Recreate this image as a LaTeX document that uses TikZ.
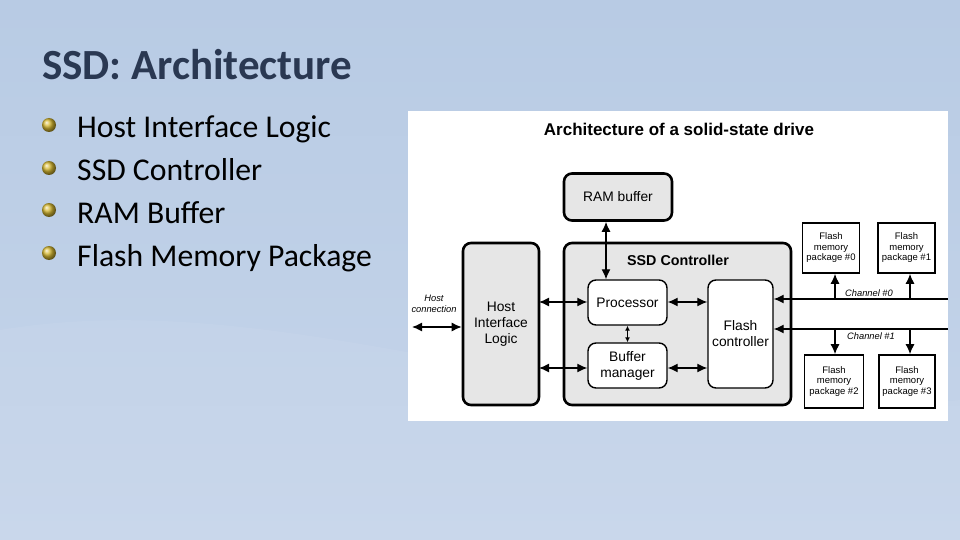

* * *

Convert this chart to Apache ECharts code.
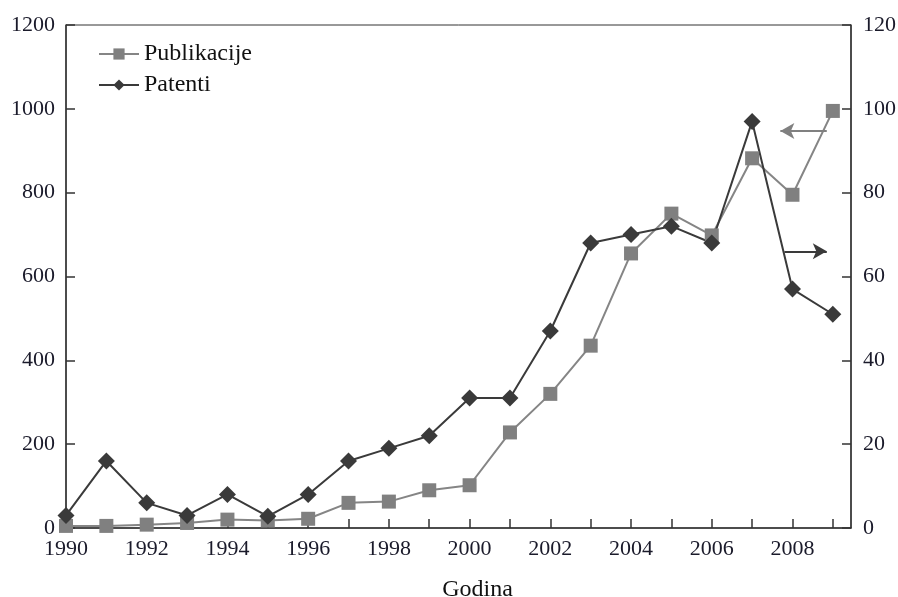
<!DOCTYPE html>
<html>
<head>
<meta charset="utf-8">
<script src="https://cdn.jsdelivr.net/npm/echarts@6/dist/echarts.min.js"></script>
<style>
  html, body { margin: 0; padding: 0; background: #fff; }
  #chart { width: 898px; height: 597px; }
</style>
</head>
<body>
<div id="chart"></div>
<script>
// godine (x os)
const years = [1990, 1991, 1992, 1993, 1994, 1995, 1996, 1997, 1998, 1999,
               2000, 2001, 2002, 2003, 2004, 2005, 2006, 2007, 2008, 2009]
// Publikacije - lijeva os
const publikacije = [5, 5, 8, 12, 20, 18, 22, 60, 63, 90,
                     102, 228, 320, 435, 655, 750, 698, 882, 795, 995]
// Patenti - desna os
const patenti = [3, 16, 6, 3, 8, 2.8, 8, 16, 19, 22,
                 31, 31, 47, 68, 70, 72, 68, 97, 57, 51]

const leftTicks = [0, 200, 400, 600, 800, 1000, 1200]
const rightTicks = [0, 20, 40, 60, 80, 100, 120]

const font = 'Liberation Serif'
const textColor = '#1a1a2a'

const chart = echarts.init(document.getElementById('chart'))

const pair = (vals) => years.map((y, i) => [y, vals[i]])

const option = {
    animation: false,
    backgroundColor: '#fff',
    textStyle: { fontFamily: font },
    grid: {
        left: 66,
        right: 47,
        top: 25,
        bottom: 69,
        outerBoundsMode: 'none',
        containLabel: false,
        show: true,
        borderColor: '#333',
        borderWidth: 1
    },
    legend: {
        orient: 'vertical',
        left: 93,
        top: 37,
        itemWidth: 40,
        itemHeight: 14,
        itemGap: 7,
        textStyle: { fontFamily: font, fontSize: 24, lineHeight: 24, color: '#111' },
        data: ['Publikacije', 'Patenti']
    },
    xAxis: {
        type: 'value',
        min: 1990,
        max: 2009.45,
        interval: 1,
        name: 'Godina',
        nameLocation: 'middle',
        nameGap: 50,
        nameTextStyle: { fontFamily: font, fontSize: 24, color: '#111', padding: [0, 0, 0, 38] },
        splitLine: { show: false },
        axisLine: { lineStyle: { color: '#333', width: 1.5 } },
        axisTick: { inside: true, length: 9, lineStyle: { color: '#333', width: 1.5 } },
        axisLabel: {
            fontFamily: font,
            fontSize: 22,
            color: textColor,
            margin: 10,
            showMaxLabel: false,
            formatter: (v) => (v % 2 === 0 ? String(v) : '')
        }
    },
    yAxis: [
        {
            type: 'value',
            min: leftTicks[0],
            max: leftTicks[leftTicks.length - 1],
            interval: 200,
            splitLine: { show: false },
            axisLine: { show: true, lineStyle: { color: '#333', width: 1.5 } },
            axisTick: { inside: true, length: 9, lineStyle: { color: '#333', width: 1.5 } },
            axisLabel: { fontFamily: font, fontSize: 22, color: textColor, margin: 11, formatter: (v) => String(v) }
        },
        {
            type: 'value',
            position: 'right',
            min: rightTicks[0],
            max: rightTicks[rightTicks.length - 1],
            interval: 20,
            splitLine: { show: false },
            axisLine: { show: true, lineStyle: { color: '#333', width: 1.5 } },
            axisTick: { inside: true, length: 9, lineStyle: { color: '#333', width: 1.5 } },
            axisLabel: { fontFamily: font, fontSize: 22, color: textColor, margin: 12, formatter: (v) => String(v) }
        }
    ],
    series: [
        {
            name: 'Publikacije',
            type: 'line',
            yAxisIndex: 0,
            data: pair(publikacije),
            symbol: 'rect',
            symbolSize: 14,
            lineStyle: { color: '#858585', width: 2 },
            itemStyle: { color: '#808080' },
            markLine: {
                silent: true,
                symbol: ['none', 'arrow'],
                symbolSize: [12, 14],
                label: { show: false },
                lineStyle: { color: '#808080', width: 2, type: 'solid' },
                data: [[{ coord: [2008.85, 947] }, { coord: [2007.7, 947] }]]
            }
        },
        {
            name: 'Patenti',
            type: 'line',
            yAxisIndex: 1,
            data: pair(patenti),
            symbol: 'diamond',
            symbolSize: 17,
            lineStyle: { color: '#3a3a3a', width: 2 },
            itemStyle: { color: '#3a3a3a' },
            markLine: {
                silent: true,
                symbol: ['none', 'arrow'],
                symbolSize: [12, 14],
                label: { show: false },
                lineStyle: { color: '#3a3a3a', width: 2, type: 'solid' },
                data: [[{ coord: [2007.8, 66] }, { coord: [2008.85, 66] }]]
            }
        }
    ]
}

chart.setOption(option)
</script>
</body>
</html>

* STATED EXERCISE *
Nothing but the lines from the one containing "Convert this chart to Apache ECharts code." through the one containing "const pair = (vals)" should be echoed, each exactly as it stands; pictures are excluded.

* SOLUTION BELOW *
Convert this chart to Apache ECharts code.
<!DOCTYPE html>
<html>
<head>
<meta charset="utf-8">
<script src="https://cdn.jsdelivr.net/npm/echarts@6/dist/echarts.min.js"></script>
<style>
  html, body { margin: 0; padding: 0; background: #fff; }
  #chart { width: 898px; height: 597px; }
</style>
</head>
<body>
<div id="chart"></div>
<script>
// godine (x os)
const years = [1990, 1991, 1992, 1993, 1994, 1995, 1996, 1997, 1998, 1999,
               2000, 2001, 2002, 2003, 2004, 2005, 2006, 2007, 2008, 2009]
// Publikacije - lijeva os
const publikacije = [5, 5, 8, 12, 20, 18, 22, 60, 63, 90,
                     102, 228, 320, 435, 655, 750, 698, 882, 795, 995]
// Patenti - desna os
const patenti = [3, 16, 6, 3, 8, 2.8, 8, 16, 19, 22,
                 31, 31, 47, 68, 70, 72, 68, 97, 57, 51]

const leftTicks = [0, 200, 400, 600, 800, 1000, 1200]
const rightTicks = [0, 20, 40, 60, 80, 100, 120]

const font = 'Liberation Serif'
const textColor = '#1a1a2a'

const chart = echarts.init(document.getElementById('chart'))

const pair = (vals) => years.map((y, i) => [y, vals[i]])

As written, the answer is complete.